Breakthrough in Nanoscience: Discovery of Electron Confinement-Induced Plasmonic Breakdown in Metals

Researchers at the Jawaharlal Nehru Centre for Advanced Scientific Research (JNCASR), Bengaluru, in collaboration with global experts, have made a groundbreaking discovery in nanoscience, identifying electron confinement-induced plasmonic breakdown in metals. This revelation marks a significant leap in understanding nanoscale phenomena and paves the way for transformative applications in nanoelectronics, optoelectronics, sensing technologies, and catalysis.

Metals are well-known for their plasmonic properties—collective oscillations of free electrons that produce unique optical responses, with applications ranging from photonics to catalysis. However, this study led by Prof. Bivas Saha unveils a counterintuitive phenomenon: when metals are reduced to the nanoscale, the confinement of electrons disrupts and ultimately suppresses these plasmonic properties.

Research Details

The study, published in Science Advances (2024, Vol. 10, Issue 47), explores how quantum confinement alters the electronic structure of metals, leading to a breakdown of the collective oscillations critical to plasmonic behavior. Using advanced spectroscopy and computational simulations, the researchers demonstrated how size reduction impacts plasmonics, providing new insights into the quantum-classical boundary in materials science.

Methodological Innovations

Prof. Saha's team utilized state-of-the-art tools, including electron energy loss spectroscopy (EELS) and first-principles quantum mechanical calculations, to observe and predict electron behavior at the nanoscale. These techniques allowed the researchers to delve deeper into the interplay between electron confinement and material properties with unprecedented precision.
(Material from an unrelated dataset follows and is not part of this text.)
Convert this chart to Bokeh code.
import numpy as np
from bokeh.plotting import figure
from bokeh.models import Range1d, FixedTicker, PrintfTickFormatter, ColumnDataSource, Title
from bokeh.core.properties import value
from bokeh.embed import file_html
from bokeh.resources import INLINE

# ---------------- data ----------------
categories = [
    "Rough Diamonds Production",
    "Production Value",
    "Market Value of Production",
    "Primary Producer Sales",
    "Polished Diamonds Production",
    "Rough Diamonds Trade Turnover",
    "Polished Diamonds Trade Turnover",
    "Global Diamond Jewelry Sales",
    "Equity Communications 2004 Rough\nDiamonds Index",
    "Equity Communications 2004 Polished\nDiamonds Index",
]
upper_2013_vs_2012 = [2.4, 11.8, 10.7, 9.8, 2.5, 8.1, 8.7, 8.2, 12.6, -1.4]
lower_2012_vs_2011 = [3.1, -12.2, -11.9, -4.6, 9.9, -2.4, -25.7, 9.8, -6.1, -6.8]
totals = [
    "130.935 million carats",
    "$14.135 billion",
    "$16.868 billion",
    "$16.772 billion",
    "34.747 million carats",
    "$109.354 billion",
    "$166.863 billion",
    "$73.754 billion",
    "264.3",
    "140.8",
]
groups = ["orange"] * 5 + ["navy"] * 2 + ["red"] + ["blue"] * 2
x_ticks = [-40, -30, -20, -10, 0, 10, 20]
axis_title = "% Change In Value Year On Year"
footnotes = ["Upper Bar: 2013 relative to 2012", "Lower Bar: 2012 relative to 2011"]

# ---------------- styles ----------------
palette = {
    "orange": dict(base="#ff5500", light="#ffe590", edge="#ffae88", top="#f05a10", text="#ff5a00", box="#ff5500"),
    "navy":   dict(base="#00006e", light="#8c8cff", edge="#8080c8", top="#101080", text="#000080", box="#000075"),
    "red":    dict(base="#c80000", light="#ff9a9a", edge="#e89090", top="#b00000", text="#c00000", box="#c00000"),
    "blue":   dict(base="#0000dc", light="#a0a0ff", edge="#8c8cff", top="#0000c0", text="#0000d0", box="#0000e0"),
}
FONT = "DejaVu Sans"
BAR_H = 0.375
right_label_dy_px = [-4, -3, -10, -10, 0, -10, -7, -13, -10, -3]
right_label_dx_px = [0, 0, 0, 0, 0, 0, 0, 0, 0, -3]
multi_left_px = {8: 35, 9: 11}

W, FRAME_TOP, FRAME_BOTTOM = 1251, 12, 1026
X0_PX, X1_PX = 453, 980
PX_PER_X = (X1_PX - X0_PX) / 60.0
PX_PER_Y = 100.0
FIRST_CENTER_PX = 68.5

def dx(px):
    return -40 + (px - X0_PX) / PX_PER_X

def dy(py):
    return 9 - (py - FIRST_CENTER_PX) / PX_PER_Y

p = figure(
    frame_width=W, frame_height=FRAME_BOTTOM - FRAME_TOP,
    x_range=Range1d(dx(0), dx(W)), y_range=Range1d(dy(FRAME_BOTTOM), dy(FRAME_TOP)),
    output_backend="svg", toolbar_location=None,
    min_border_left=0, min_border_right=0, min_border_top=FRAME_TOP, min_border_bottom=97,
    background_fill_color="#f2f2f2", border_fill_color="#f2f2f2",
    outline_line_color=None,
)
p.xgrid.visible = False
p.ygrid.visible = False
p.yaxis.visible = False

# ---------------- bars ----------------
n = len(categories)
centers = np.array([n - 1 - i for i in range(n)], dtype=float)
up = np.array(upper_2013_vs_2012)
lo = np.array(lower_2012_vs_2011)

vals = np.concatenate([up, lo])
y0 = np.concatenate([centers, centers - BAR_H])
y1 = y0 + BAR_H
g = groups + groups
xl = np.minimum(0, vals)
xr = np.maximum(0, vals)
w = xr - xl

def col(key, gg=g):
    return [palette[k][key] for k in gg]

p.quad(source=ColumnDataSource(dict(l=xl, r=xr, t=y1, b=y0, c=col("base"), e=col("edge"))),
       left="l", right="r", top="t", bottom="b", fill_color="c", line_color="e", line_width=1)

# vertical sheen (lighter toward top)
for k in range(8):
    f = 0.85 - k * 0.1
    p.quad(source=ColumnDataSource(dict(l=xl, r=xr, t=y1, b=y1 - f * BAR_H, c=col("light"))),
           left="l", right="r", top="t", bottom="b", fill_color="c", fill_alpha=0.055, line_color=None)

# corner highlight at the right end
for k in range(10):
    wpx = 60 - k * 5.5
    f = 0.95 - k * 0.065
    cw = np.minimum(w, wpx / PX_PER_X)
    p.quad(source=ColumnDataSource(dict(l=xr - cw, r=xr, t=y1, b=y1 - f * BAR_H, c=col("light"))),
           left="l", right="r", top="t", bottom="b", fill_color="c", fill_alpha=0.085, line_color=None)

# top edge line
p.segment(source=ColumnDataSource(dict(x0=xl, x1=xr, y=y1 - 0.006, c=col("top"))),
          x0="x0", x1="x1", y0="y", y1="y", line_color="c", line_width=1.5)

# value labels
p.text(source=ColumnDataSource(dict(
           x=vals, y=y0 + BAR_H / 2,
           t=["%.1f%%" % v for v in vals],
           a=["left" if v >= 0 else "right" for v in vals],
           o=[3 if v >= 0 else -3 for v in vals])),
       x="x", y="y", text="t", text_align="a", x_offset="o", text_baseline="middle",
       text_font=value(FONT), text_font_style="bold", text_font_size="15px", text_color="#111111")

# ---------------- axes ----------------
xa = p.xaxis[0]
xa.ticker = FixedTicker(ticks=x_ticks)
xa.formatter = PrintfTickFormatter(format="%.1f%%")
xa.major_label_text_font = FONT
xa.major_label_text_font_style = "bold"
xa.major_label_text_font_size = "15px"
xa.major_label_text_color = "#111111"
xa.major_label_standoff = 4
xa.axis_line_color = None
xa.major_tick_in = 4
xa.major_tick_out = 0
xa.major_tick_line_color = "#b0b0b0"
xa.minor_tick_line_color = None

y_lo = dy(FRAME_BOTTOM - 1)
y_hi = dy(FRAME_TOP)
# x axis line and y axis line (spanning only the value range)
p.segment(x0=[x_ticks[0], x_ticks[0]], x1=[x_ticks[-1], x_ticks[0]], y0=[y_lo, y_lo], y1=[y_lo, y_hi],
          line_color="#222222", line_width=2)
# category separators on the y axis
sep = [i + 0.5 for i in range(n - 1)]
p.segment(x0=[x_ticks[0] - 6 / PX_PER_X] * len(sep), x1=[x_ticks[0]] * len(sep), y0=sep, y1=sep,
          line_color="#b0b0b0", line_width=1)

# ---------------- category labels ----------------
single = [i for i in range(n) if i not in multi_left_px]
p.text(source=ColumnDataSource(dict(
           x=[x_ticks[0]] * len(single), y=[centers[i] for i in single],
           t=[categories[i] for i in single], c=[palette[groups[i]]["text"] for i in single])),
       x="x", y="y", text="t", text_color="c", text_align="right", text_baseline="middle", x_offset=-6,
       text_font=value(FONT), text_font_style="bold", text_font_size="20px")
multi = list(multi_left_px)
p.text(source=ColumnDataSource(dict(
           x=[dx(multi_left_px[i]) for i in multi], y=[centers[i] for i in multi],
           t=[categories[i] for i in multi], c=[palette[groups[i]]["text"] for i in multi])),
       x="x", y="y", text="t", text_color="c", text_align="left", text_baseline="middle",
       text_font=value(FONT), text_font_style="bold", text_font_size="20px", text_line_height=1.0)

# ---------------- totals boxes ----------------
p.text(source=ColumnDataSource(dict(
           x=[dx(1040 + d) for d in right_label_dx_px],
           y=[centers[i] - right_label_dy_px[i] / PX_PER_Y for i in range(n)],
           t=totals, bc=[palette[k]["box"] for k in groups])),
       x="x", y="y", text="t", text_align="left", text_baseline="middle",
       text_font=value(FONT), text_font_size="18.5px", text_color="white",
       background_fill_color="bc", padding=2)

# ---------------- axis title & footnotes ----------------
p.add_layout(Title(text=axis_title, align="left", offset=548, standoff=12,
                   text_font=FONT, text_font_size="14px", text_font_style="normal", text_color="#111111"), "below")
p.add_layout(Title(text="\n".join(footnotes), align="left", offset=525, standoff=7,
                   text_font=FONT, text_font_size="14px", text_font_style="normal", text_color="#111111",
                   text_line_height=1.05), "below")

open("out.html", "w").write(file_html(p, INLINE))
The study was conducted in collaboration with prominent researchers:

• Prof. Alexandra Boltasseva and Prof. Vladimir Shalaev from Purdue University, USA.
• Prof. Igor Bondarev from North Carolina State University, USA.
• Dr. Magnus Garbrecht and Dr. Asha Pillai from the University of Sydney, Australia.

Transformative Implications

The findings challenge long-standing assumptions about plasmonics, opening new avenues for designing nanoscale materials with tailored properties. The implications are wide-ranging, including:

1. Electronics and Photonics: Developing highly efficient nanoelectronic devices and next-generation optoelectronic materials.
2. Sensing Technologies: Enabling sensors capable of operating at atomic and molecular levels.
3. Catalysis and Energy Conversion: Creating efficient nanocatalysts for chemical reactions and energy applications.

Visionary Impact

Commenting on the breakthrough, Prof. Saha stated, “Our research highlights the transformative role of quantum confinement in redefining material properties. Beyond understanding plasmonic breakdown, this discovery pushes the boundaries of nanoscale innovation.”

Lead author Prasanna Das emphasized the study's broader significance, remarking, “By unraveling the intricate interplay between quantum confinement and plasmonic behavior, this research lays the foundation for revolutionary advancements across multiple industries.”

A Global Collaboration for the Future

With the rapid growth of quantum materials and nanotechnology, JNCASR’s discovery underscores India’s leadership in cutting-edge research. The study exemplifies the power of global scientific collaboration in tackling complex challenges at the quantum-classical interface.

This breakthrough not only enhances the understanding of nanoscale systems but also heralds a new era of material design, where classical principles meet quantum phenomena to enable technological advancements that were once deemed impossible.